→ Raw data:
- - -
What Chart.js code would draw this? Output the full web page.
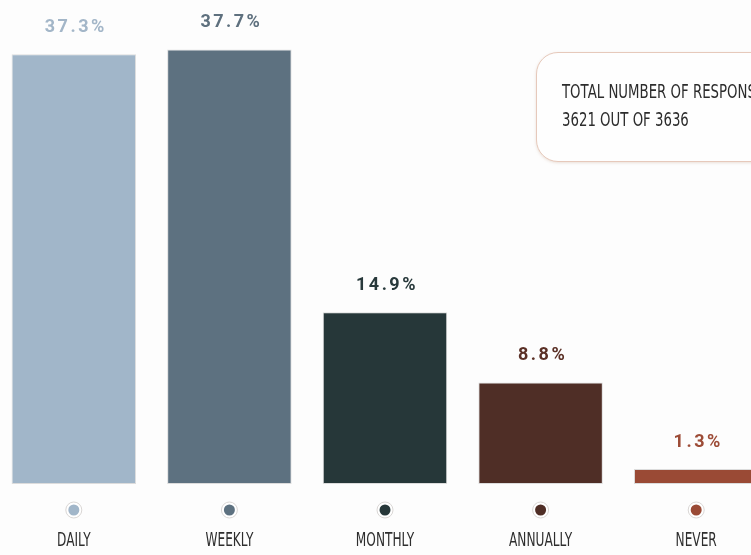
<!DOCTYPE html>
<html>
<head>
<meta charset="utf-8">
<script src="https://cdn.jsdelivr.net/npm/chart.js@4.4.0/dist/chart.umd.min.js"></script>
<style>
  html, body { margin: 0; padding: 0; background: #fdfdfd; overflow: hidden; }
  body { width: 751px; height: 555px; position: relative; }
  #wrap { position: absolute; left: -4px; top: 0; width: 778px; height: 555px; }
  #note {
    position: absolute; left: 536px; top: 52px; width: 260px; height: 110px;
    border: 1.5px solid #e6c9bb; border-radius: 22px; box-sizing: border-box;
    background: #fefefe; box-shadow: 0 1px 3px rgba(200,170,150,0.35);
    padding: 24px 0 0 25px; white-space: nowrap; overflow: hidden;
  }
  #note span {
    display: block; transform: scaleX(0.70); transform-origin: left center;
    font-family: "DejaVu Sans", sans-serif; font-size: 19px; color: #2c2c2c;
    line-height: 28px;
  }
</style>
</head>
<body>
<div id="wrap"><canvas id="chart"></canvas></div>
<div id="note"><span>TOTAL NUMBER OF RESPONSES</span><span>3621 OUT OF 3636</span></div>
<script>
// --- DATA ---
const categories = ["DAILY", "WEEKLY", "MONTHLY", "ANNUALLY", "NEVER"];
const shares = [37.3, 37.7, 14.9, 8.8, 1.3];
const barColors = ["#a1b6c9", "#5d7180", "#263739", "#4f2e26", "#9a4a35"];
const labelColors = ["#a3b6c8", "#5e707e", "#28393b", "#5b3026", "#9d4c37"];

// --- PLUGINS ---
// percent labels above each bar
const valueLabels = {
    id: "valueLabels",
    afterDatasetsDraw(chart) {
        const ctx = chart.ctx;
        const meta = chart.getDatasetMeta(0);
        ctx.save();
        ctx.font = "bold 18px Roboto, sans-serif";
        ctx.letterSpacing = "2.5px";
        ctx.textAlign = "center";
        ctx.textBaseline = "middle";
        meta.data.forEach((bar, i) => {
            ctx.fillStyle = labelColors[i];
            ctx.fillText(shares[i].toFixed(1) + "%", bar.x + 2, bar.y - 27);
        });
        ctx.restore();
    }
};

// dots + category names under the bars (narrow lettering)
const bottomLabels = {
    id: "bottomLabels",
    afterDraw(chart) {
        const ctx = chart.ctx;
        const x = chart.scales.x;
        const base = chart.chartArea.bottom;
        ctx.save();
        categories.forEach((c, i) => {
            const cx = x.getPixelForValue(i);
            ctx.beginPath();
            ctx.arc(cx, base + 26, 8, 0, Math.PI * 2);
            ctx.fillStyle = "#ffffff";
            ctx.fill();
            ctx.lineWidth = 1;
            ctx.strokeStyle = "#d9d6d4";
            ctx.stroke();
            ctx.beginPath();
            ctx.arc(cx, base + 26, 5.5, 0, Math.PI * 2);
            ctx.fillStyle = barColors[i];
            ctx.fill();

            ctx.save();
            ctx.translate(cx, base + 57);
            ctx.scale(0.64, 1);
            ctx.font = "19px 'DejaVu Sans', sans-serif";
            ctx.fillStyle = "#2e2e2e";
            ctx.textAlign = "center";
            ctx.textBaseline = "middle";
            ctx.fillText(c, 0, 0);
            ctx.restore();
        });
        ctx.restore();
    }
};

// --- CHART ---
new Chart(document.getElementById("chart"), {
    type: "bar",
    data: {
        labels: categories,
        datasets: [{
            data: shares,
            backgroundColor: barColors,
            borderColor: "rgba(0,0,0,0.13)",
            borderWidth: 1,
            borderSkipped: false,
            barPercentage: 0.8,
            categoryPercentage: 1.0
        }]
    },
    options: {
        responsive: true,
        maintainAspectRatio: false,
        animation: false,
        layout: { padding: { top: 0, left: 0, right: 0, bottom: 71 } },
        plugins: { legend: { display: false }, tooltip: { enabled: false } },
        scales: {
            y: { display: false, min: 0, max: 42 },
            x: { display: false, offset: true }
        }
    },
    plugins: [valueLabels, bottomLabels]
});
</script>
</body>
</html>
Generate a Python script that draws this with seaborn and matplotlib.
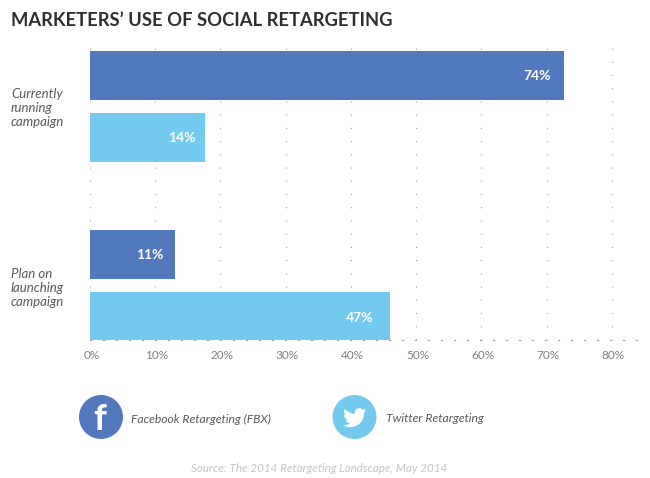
- - -
→ Task requirements:
From the material above, reproduce everything verbatim except the pictures.

→ Response to this exercise:
What Chart.js code would draw this? Output the full web page.
<!DOCTYPE html>
<html>
<head>
<meta charset="utf-8">
<script src="https://cdn.jsdelivr.net/npm/chart.js@4.4.0/dist/chart.umd.min.js"></script>
<style>
  html, body { margin: 0; padding: 0; background: #fdfdfd; overflow: hidden; }
  body { width: 751px; height: 555px; position: relative; }
  #wrap { position: absolute; left: -4px; top: 0; width: 778px; height: 555px; }
  #note {
    position: absolute; left: 536px; top: 52px; width: 260px; height: 110px;
    border: 1.5px solid #e6c9bb; border-radius: 22px; box-sizing: border-box;
    background: #fefefe; box-shadow: 0 1px 3px rgba(200,170,150,0.35);
    padding: 24px 0 0 25px; white-space: nowrap; overflow: hidden;
  }
  #note span {
    display: block; transform: scaleX(0.70); transform-origin: left center;
    font-family: "DejaVu Sans", sans-serif; font-size: 19px; color: #2c2c2c;
    line-height: 28px;
  }
</style>
</head>
<body>
<div id="wrap"><canvas id="chart"></canvas></div>
<div id="note"><span>TOTAL NUMBER OF RESPONSES</span><span>3621 OUT OF 3636</span></div>
<script>
// --- DATA ---
const categories = ["DAILY", "WEEKLY", "MONTHLY", "ANNUALLY", "NEVER"];
const shares = [37.3, 37.7, 14.9, 8.8, 1.3];
const barColors = ["#a1b6c9", "#5d7180", "#263739", "#4f2e26", "#9a4a35"];
const labelColors = ["#a3b6c8", "#5e707e", "#28393b", "#5b3026", "#9d4c37"];

// --- PLUGINS ---
// percent labels above each bar
const valueLabels = {
    id: "valueLabels",
    afterDatasetsDraw(chart) {
        const ctx = chart.ctx;
        const meta = chart.getDatasetMeta(0);
        ctx.save();
        ctx.font = "bold 18px Roboto, sans-serif";
        ctx.letterSpacing = "2.5px";
        ctx.textAlign = "center";
        ctx.textBaseline = "middle";
        meta.data.forEach((bar, i) => {
            ctx.fillStyle = labelColors[i];
            ctx.fillText(shares[i].toFixed(1) + "%", bar.x + 2, bar.y - 27);
        });
        ctx.restore();
    }
};

// dots + category names under the bars (narrow lettering)
const bottomLabels = {
    id: "bottomLabels",
    afterDraw(chart) {
        const ctx = chart.ctx;
        const x = chart.scales.x;
        const base = chart.chartArea.bottom;
        ctx.save();
        categories.forEach((c, i) => {
            const cx = x.getPixelForValue(i);
            ctx.beginPath();
            ctx.arc(cx, base + 26, 8, 0, Math.PI * 2);
            ctx.fillStyle = "#ffffff";
            ctx.fill();
            ctx.lineWidth = 1;
            ctx.strokeStyle = "#d9d6d4";
            ctx.stroke();
            ctx.beginPath();
            ctx.arc(cx, base + 26, 5.5, 0, Math.PI * 2);
            ctx.fillStyle = barColors[i];
            ctx.fill();

            ctx.save();
            ctx.translate(cx, base + 57);
            ctx.scale(0.64, 1);
            ctx.font = "19px 'DejaVu Sans', sans-serif";
            ctx.fillStyle = "#2e2e2e";
            ctx.textAlign = "center";
            ctx.textBaseline = "middle";
            ctx.fillText(c, 0, 0);
            ctx.restore();
        });
        ctx.restore();
    }
};

// --- CHART ---
new Chart(document.getElementById("chart"), {
    type: "bar",
    data: {
        labels: categories,
        datasets: [{
            data: shares,
            backgroundColor: barColors,
            borderColor: "rgba(0,0,0,0.13)",
            borderWidth: 1,
            borderSkipped: false,
            barPercentage: 0.8,
            categoryPercentage: 1.0
        }]
    },
    options: {
        responsive: true,
        maintainAspectRatio: false,
        animation: false,
        layout: { padding: { top: 0, left: 0, right: 0, bottom: 71 } },
        plugins: { legend: { display: false }, tooltip: { enabled: false } },
        scales: {
            y: { display: false, min: 0, max: 42 },
            x: { display: false, offset: true }
        }
    },
    plugins: [valueLabels, bottomLabels]
});
</script>
</body>
</html>
Generate a Python script that draws this with seaborn and matplotlib.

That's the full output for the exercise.